The best explanation for equities’ positive performance may come from interest rates, a subject we have discussed in many of our past quarterly letters. The United Kingdom’s vote to exit the European Union seemed to exacerbate global uncertainty and cause a continued flight to “safety” by investors into sovereign bonds around the world. The result being not only record low interest rates around the globe, but also asset value inflation as the cost to finance any asset purchase continued to decline.

In fact, interest rates are not just at record lows, but they are actually negative in many countries. According to Bank of America Merrill Lynch, $13 trillion of bonds are now priced with negative yields, up from effectively none two years ago. This represents an astounding 30% of all sovereign bonds globally. Theoretically, this should never happen as investors could just hold on to their cash versus lending it out. Furthermore, according to the reference guide “A History of Interest Rates,” this is the first time the world is seeing truly negative interest rates since 3,000 B.C.

How one correctly values equities in this new interest rate world is a question few can definitively answer. Needless to say, because there have been no other analogous time periods since the Bronze Age, statistical analysis of how asset values have previously performed is moot. “A World Turned Upside Down” is how the Wall Street Journal recently described things as investors are now paying for the privilege of lending money to Germany as that country became the first Euro-zone nation to sell 10-year bonds with a negative yield. And how should one value the price of a home in Denmark? According to the Grant’s Interest Rate Observer, interest rates are so low in “the land of Hans Christian Anderson that the mortgagees pay the mortgagors, rather than the other way around.”

The U.S. stock market is currently trading at approximately 16x-17x next year’s earnings. This equates to an earning’s yield of approximately 6% after-tax and 8% on a pre-tax basis – a big gap to 10-year treasury bonds yielding just 1.5%. As long as investors believe that stocks will generally continue to earn what they currently do (even with zero growth), equities will seem to be mathematically quite cheap compared to bonds. Of course, just because bonds are expensive doesn’t mean investors have to invest in stocks. However, if not stocks, where will investors turn?

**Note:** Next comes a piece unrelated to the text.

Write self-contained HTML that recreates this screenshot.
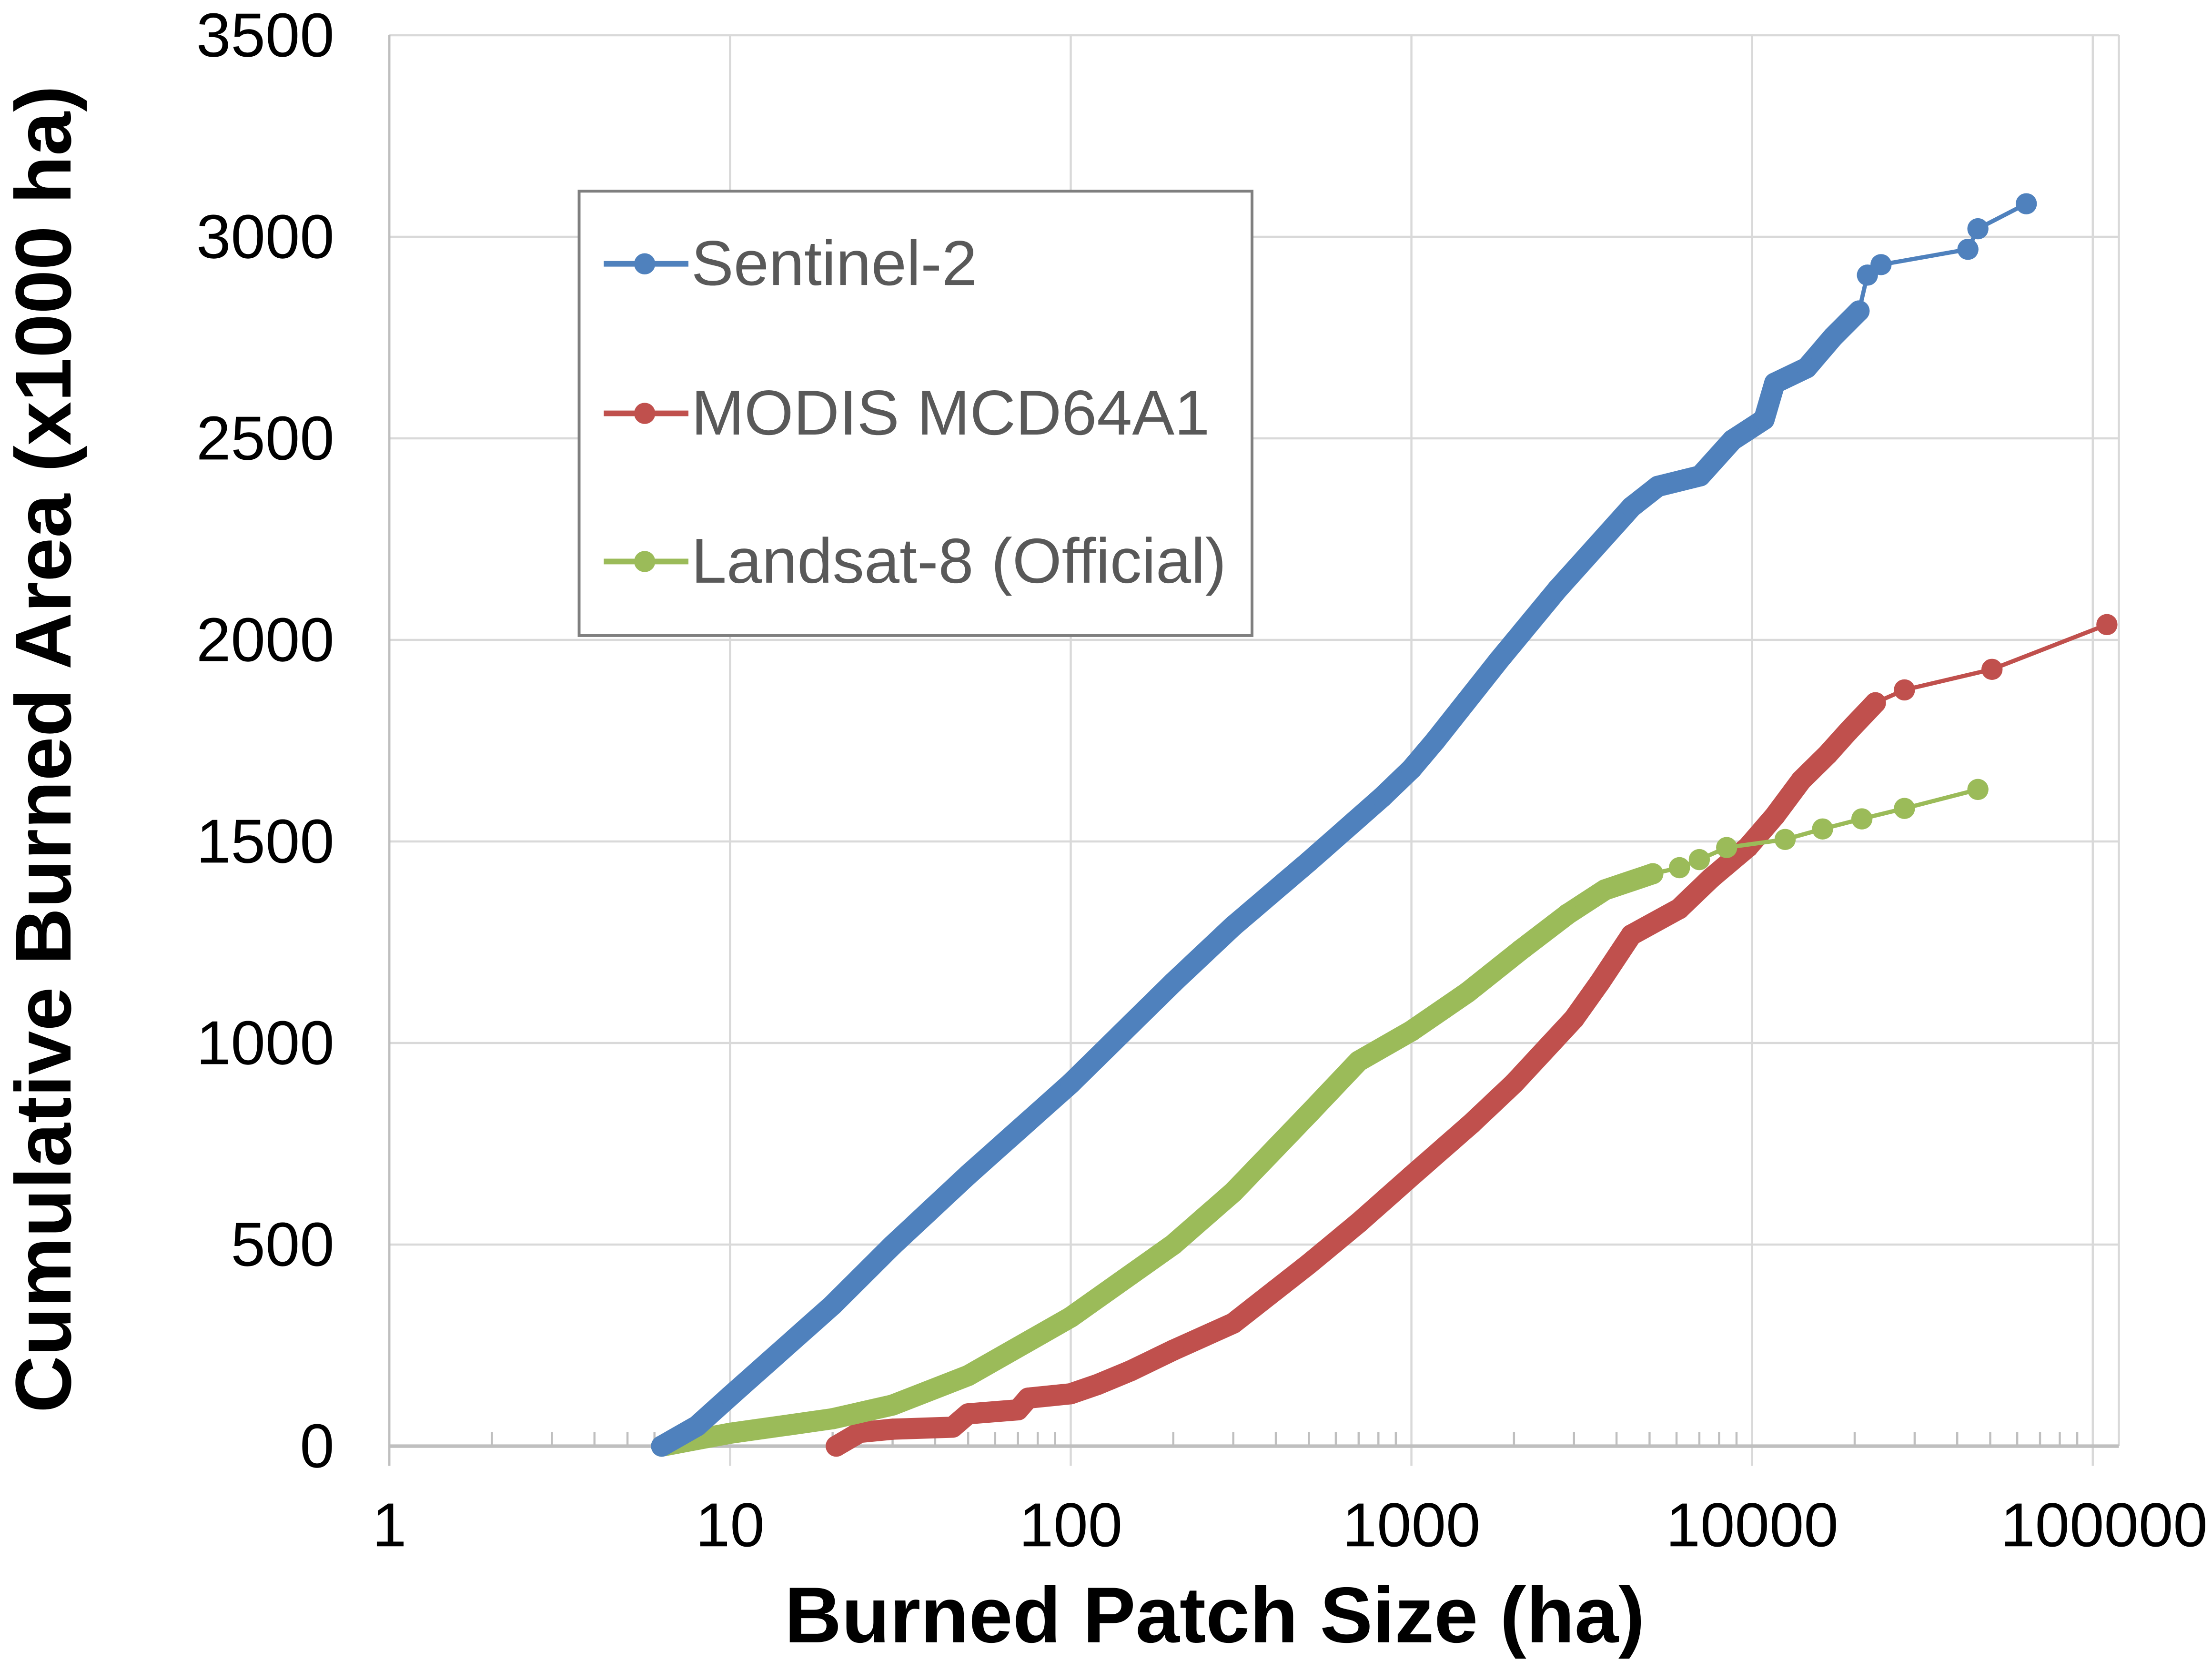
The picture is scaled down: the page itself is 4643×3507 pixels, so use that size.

It just seems the answer is TINA – there is no alternative – as all assets are historically expensive and stocks may prove to be the proverbial “best house in a lousy neighborhood.”

With the U.K.’s vote to leave the European Union, there is certainly public groundswell in other European nations to vote for their countries to do the same. Thus, an investor likely needs to consider slower economic growth in not only Europe but for the world as well. We believe U.S. domestically-oriented companies should be less affected by European political upheaval and continue to focus our efforts in the mid-capitalization sector in the U.S. As mentioned in our last letter, companies are generally reporting solid results and optimistic outlooks. As John Stumpf, the CEO of Wells Fargo recently put it, all indicators “point to continued relative strength in the U.S. Economy.” So, while there is risk to the price of all assets should interest rates rise significantly, we believe there remains a substantial cushion between the value and price of many U.S. companies.

Portfolio Update

The largest contributors and detractors for the quarter were:

Diamond Resorts International (“DRII”) shares rose 23% in Q2 after Apollo Global Investments (“APO”) announced a cash tender at $30.25 on June 29th. Our interest in DRII dates back to 2014 and our thesis was underpinned by the following: DRII had a) an undervalued recurring fee stream associated with managing timeshare properties b) a robust free cash flow profile with low corporate debt obscured by GAAP optics and c) a highly aligned/incentivized management team. Additionally, we took comfort in the fact that a large percentage of sales go to existing customers and that customers are willing to pay a premium price for DRII’s vacation points. We made DRII a core position after management announced it was pursuing strategic alternatives and we continued to add throughout Q2 as DRII continued to execute. Given its low financial leverage and limited capex requirements, we believed DRII would be an ideal takeout candidate for either a strategic or PE buyer. We also believed DRII had upside as a standalone company given it had the financial flexibility to return a significant amount of cash to shareholders via a special dividend or stock buyback. The cash tender from APO validated our thesis. DRII stock ended the second quarter at $29.96.

Olin Corporation (“OLN”), a company we featured in the Appendix of our Q3 2015 investor letter, rose 43% in Q2 as chlor-alkali markets tightened and supplier pricing initiatives took hold. After experiencing chlor-alkali price declines in Q1, North American producers saw the benefits of: a) actual and anticipated capacity reductions in the US and Europe and b) stronger export demand thanks to lower Chinese PVC production. Investor confidence grew when OLN affirmed FY 2016 guidance based on April index pricing. Subsequent chlor-alkali pricing gains in May and June were incremental to OLN’s guidance baseline assumptions and gave some credence that supply rationalization was taking hold. Separately, Westlake Chemical (“WLK”) reached an agreement to purchase Axiall (“AXLL”), a beleaguered competitor of OLN; WLK’s aggressive pursuit of AXLL suggested that it saw meaningful value in the upstream part of the chlor-vinyl value-chain, where OLN is the largest and lowest cost producer. Our thesis remains that a) improving supply/demand dynamics in the chlor-alkali market will be a tailwind for OLN and b) OLN will over-deliver on synergies from its acquisition of Dow’s chlor-alkali assets. OLN shares finished the second quarter at a price of $24.84.